Firearms laws are pretty strict over here and you're required to inform the law about any use of ammunition. A couple of days later Mr Plod the Policeman turns up to check our records. In my daybook it says "Four rounds accidentally discharged while cleaning weapon". Pauls' book says the same. "That's unusual with revolvers" says Plod. He knew us though and it was pretty obvious that if we didn't want to say anything then we weren't going to. He let it drop.


Speaking of the police though. My fiance, Margaret, and I used to go out to dinner most Friday or Saturday nights. Usually at a lovely inn outside of town and on the bank of the river. One night we'd had a 'stay behind' so the taxi didn't drop us off at home until about two in the morning.

My street joined the main road at a bit of an angle and I could see an officer of the law shouting at somebody down there. I asked Margaret to go into the house and light the fire. I'd be along in a minute. I ambled down the street.

"Evening all." I says to Plod "What's occurring?". Hellsfire, he looked to be about seventeen. Probably got his pointy hat in his last Christmas stocking. "Don't be concerned sir." he says "Just some rowdies making a fuss and I'm remonstrating with them.". There were indeed five or six hooligans across the road. One of them was kicking at a shop window while the others cheered him on. They were taking absolutely no notice of Junior Plod.

"If you don't mind I'll just stand here then and admire the myriad of stars on this clear winters night." I told him. I gazed at the sky, put my hands behind my back, rocked back and forth a bit. This was great. With half a bottle of brandy inside me I was just in the mood for a ruckus and here it was. Perfect end to the evening really. The shouting toe rags began to cross the road towards us.

All of a sudden they stopped. Muttered a bit among themselves and, suddenly subdued, wandered off with their tails between their legs. Plod and I looked at each other. We caught a movement out of the corners of our eyes and looked behind us. Margaret had put her handbag on the floor and carefully folded her cream jacket on top of it. She was rolling up the sleeves of her blouse to get stuck in. Apparently Plod and I aren't scary but they weren't prepared to tackle Margaret.


But, on to driving. Margaret and I with two of my mates called Paul Mk.1 And Paul Mk.2 had been out for a drink one Sunday afternoon. We'd gone to a hotel south of the river because hotels don't have weird drinking laws and you can drink as long as you want to. 'Round the back of the hotel was the car park. This was stepped in three or four levels a bit like a mayan pyramid. Maybe three feet or so drop between each level with ramps up the side. At the bottom was the canal and tow path.

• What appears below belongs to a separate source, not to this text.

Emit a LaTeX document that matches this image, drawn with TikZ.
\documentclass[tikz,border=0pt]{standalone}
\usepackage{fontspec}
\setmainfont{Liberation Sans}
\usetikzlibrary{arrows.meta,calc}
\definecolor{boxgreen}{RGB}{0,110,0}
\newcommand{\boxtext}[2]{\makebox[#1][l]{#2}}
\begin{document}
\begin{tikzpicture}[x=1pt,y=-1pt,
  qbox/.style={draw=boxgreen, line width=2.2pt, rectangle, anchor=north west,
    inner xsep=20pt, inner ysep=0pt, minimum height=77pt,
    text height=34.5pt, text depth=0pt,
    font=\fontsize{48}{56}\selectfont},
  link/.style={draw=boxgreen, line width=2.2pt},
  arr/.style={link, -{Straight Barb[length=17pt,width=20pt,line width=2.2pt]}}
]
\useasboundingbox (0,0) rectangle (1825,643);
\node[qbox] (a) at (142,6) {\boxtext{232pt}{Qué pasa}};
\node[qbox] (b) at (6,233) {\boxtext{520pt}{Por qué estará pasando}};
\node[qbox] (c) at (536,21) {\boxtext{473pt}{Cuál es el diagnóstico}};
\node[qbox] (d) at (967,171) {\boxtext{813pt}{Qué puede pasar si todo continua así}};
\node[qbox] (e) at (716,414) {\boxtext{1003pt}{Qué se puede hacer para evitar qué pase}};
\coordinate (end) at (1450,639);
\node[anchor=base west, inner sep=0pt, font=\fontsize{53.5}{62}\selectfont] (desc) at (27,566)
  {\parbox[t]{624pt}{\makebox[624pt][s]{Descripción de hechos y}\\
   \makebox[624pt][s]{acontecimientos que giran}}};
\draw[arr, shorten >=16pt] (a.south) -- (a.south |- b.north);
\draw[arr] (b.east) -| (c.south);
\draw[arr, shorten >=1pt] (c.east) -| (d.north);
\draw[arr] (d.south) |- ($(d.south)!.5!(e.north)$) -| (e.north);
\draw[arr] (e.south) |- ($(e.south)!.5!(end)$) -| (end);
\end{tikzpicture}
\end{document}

Margaret wanted to learn to drive. She couldn't have a licence as she was epileptic but, it never hurts to have someone who knows the rudiments to watch your back. Paul Mk.2 said that as the car park was empty she could drive his car around there for a bit. I got in the front passenger seat and the two Pauls in the back. Margaret turned on the ignition.

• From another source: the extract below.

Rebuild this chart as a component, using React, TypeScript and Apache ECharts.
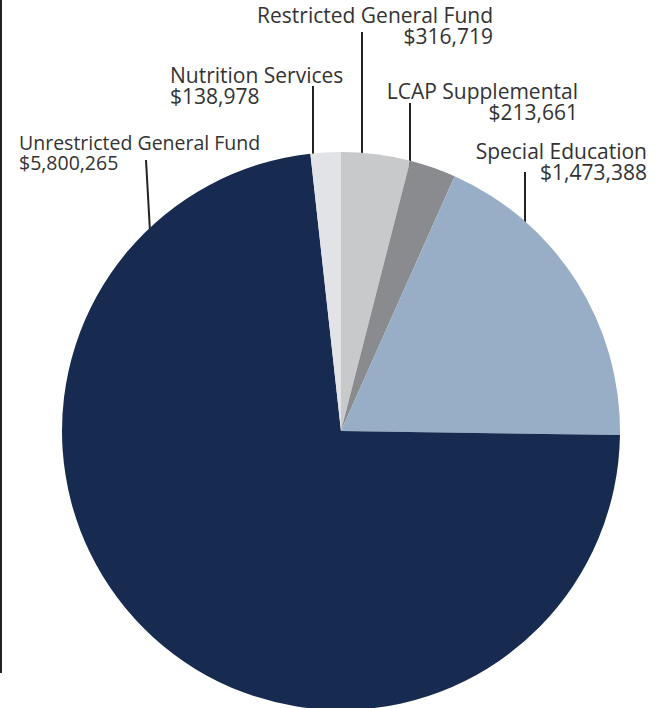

The car shot forward as it was still in gear. Margaret seemed to think the accelerator was an on/off switch and she'd floored it. We shot off the top car park and went down to the next one with an almighty crash........ And we're still going.

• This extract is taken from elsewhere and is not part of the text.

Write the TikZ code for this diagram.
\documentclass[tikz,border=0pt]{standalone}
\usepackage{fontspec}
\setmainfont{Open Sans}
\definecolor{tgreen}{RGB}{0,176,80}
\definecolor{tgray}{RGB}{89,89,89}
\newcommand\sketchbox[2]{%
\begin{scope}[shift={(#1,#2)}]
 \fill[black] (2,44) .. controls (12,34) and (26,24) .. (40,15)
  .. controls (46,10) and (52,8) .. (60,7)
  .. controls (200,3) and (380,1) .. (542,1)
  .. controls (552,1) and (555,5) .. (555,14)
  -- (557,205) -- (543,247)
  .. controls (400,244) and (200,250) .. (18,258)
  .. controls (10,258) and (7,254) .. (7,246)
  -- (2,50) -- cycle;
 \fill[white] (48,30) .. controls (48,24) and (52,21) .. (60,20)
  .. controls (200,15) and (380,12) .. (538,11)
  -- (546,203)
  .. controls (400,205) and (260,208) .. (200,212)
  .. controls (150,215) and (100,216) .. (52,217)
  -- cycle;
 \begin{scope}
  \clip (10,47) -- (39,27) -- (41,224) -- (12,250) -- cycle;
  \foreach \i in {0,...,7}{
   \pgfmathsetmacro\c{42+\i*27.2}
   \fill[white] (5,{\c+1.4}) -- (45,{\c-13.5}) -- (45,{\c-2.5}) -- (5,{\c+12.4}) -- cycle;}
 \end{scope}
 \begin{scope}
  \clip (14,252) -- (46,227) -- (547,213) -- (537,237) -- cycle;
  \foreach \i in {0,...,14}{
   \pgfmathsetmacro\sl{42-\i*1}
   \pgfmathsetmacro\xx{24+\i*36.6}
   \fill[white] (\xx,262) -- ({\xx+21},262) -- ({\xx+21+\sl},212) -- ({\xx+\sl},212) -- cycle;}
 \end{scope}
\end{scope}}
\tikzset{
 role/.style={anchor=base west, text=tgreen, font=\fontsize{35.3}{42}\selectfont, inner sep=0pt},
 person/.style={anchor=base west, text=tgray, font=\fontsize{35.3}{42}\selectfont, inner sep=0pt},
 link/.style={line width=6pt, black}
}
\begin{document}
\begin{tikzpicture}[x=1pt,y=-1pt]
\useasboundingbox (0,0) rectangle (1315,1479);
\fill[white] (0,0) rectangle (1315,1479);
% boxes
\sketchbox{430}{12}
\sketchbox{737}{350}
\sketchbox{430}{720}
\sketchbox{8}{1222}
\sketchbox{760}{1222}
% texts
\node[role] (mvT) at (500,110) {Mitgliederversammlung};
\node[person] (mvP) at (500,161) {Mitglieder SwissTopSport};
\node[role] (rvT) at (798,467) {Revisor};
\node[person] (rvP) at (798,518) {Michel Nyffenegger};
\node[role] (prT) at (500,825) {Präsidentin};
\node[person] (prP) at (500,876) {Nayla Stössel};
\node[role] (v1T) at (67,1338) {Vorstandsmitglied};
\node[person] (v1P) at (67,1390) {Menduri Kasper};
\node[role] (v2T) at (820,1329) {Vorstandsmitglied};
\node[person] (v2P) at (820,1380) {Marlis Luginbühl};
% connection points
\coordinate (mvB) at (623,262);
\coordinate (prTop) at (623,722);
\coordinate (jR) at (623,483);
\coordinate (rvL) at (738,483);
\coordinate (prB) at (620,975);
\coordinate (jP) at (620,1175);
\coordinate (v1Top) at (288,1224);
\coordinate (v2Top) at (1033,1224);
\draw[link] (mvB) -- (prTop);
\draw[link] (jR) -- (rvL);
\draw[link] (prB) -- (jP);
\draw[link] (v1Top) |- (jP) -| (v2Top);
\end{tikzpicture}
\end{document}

I dive onto the floor and try to lever her foot off the accelerator. All I get is her other foot on top of my head. Paul Mk.1 pulls on the handbrake but the cable snapped months ago. That's why the other Paul had left it in gear. Second Paul tries to grab the steering wheel but Margarets arms were locked and he couldn't move it.

Crash. We go down another level and the canal's getting closer. All four of us are screaming at the tops of our voices. Primary Paul turns off the ignition and the two of the Pauls turn the wheel to the right. I'm pressing down like mad on the brake. We stopped at the edge of the canal. In fact so close to the edge of the canal that we could only get out of one side of the car.

It seems that police, drink and driving don't mix.